On the other hand, if you had a policy that promotes the schooling of slum dwellers, then you will have initially many more slums. Because now you give an incentive to individuals to come to the cities. And we argue that one of the big factors is the education of the children. But eventually the country will be much more modern. It will be more educated. You will have fewer households that will opt to live in the slums because they have more human capital: They will get higher income and, therefore, they can afford their own housing. So there is all sorts of macro implications that we can get from this simple model.

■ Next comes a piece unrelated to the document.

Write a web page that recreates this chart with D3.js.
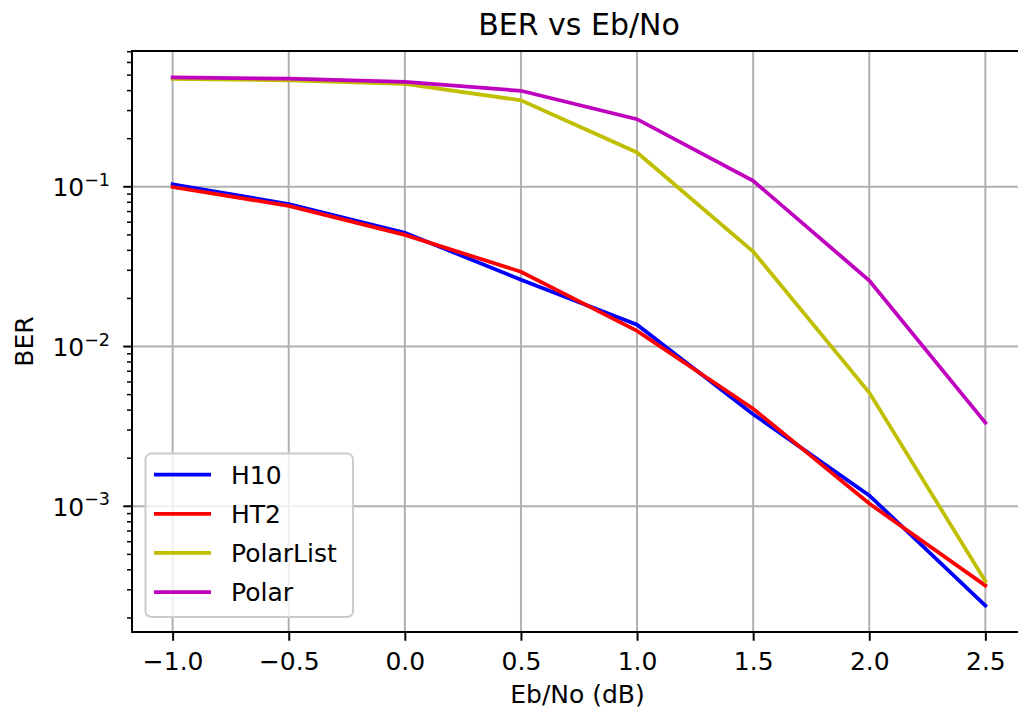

Cancelada: So it’s interesting. There’s like a sort of a law of unintended consequence. If you try to restrict the growth of slums by restricting the number of people coming into the cities, then basically you’re creating a larger uneducated or less educated workforce and actually making the human capital more unequal within the same country, even though there may be technically no barriers.
Monge-Naranjo: Yeah. You can think of this as putting a dam. Yeah, you can prevent the water flowing from the river. But eventually the water is going to find a way. This is a paper that is very dear to me both intellectually but also because I think it’s dealing with issues that are at the center of the well-being not only of the current poor but also the future, the children of those individuals.
Cancelada: Well, thank you very much, Alex.